A riskier earnout is very common and is one tied to the growth of the company after the sale. There are as many ways to structure these as there are buyers. If the amount is in proportion to the rest of the structure, then negotiating the appropriate terms and conditions are crucial to maximizing the value and minimizing the risk of not getting paid the full earnout. Some ways to sharpen the “tool” include:

  1. Don’t let the earnout targets be out of the range of probability.
  2. Full negotiate and document how the calculation of the earnout and the calculation of the particular financial yardstick will work.
  3. In order of preferences to the seller, the three most common yardsticks are:
    1. Revenues
    2. Gross Profit
    3. EBITDA
  4. Never use an “All or nothing” approach, whereby if you hit the target you are paid and if not you get nothing. Always use some form of scale between nothing and everything.
  5. At the end of negotiations, always then ask for an upside, so that if you beat the agreed upon targets, you can get additional upside. What does the buyer have to lose?
  6. In negotiating a profit based earnout, the seller must manage the impact of the buyer’s decisions that will affect the ability to hit the targets.
    1. Negotiate and document what expenses will count against the profits. An obvious example would be “management fees” paid to the new parent.
    2. A good approach is to be able to “exempt” any new expenses that will negatively impact your ability to hit a target. The new owner may want to, for example, add more sales people, or new products that will be good for the company’s future, but would negatively impact the year in which those costs are initially incurred. You aren’t telling him he can’t do them, just that they will not count against your earnout.
    3. However, don’t cut off your nose and disallow expenses that would, indeed, help you as well as the new company.
  7. Keep the earnout period as short as possible.
    1. We sometimes help close a gap with an earnout that is only dependent on the current year end hitting a certain number. That earnout is to be paid as soon as the year is closed.
    2. A long earnout period is three years, including the upcoming year end.
    3. Make sure you get paid for each year as it closes.
    4. Also make the targets “cumulative”. This enables you to catch up in year two if you miss year one, or let year one’s excess roll over into year two, etc.
  8. Never say never, but you should not let the amounts earned in earnouts be placed into a note. This really extends the time it takes for you to get paid.
  9. If the buyer is a PEG, and is using senior and/or subordinated debt, expect the buyer (and the lender) to attempt to force you not to get paid your earnout until they have been completely paid off.
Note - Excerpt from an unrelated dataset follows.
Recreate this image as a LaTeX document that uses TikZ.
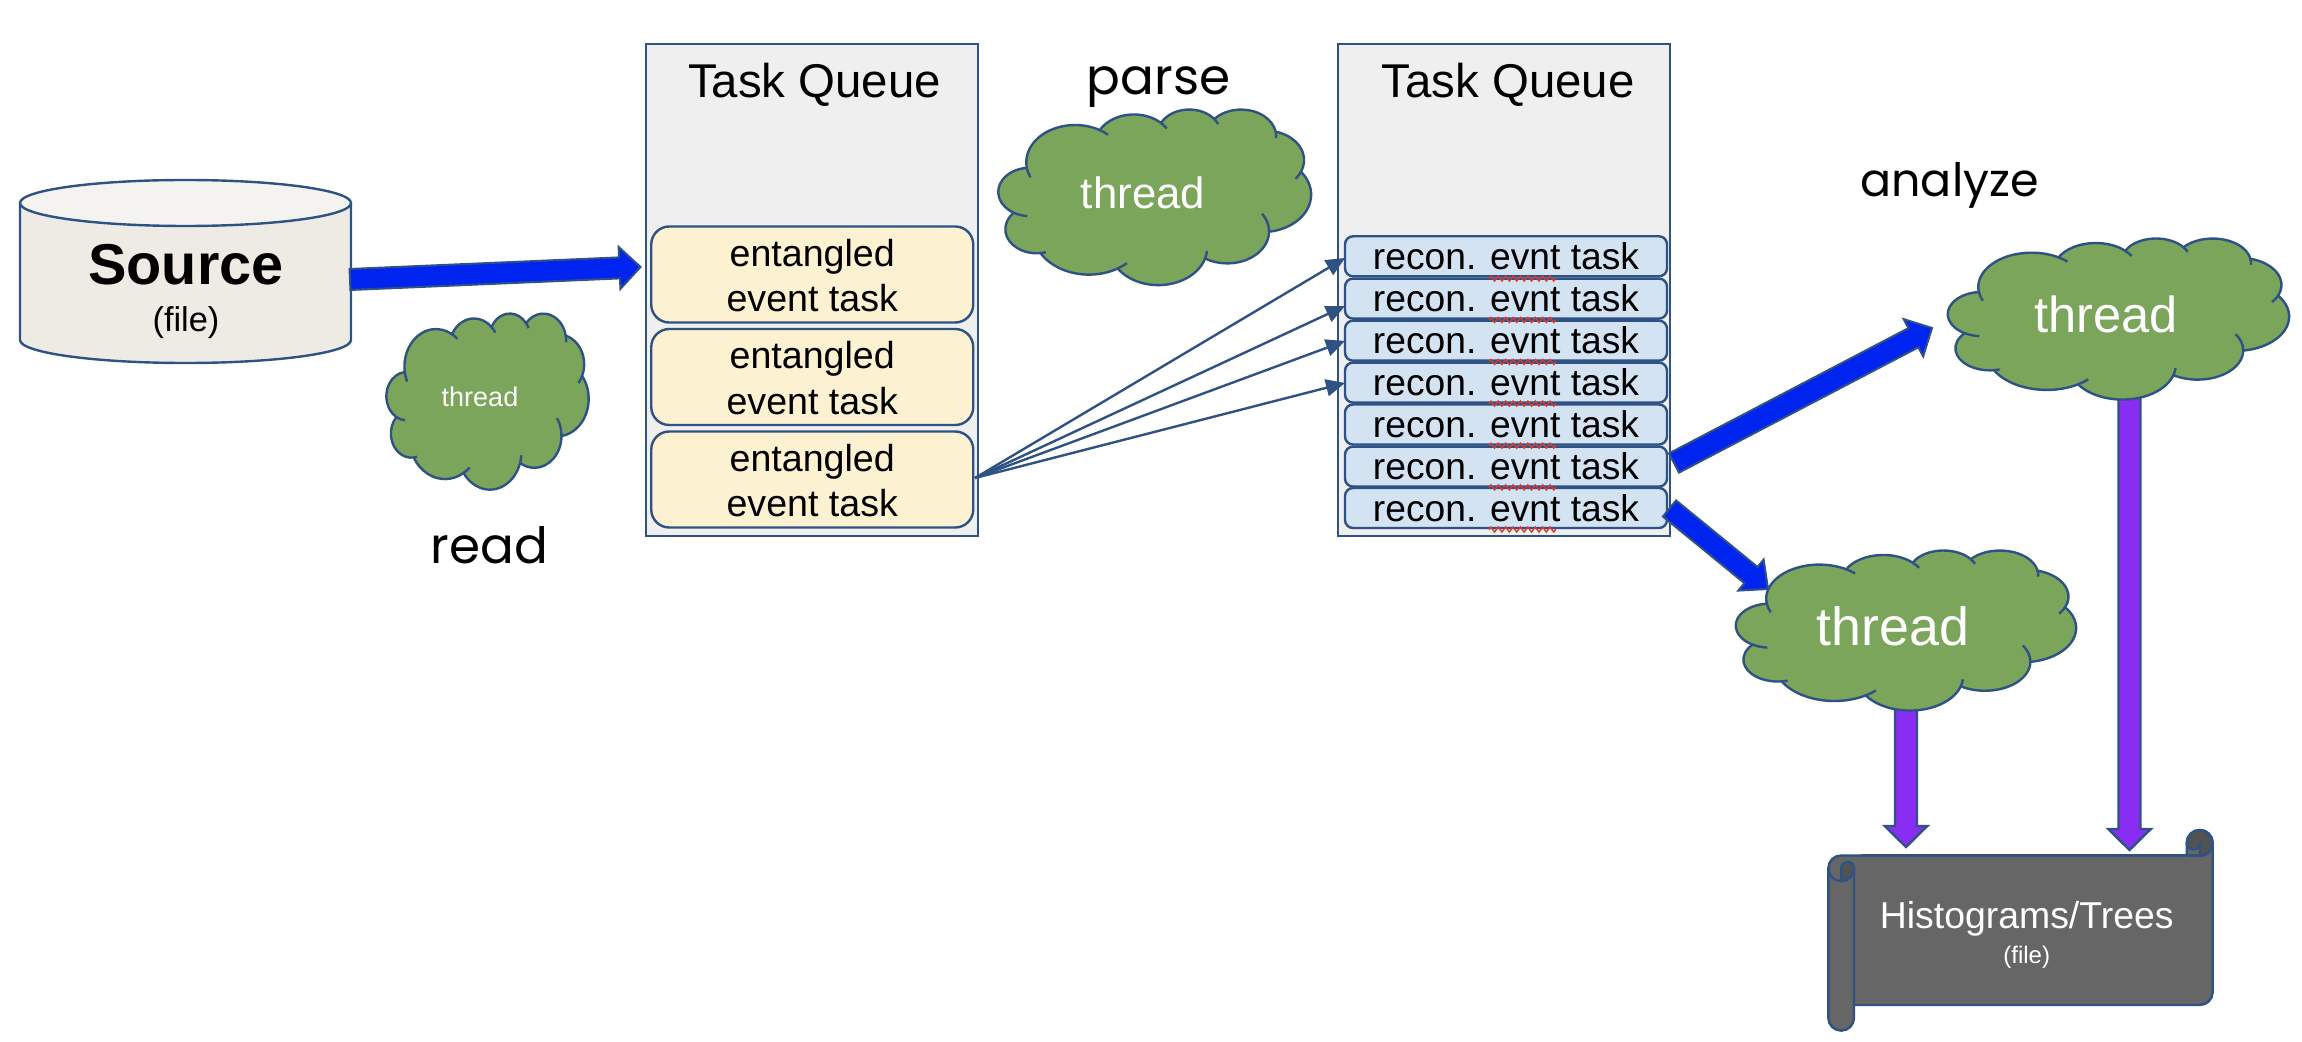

They will push hard on this, and will usually wait until just before closing to spring this on you, blaming the lender. Trust me, they expected it all along.
    1. You can usually negotiate certain terms and conditions under which you can be paid.
    2. Once you have negotiated your best terms and conditions, push to be paid subordinated debt interest rates from the date you earn the earnout until you receive the cash.
  10. Close your deal and use the buyer’s money to grow faster than you would have done on your own dime.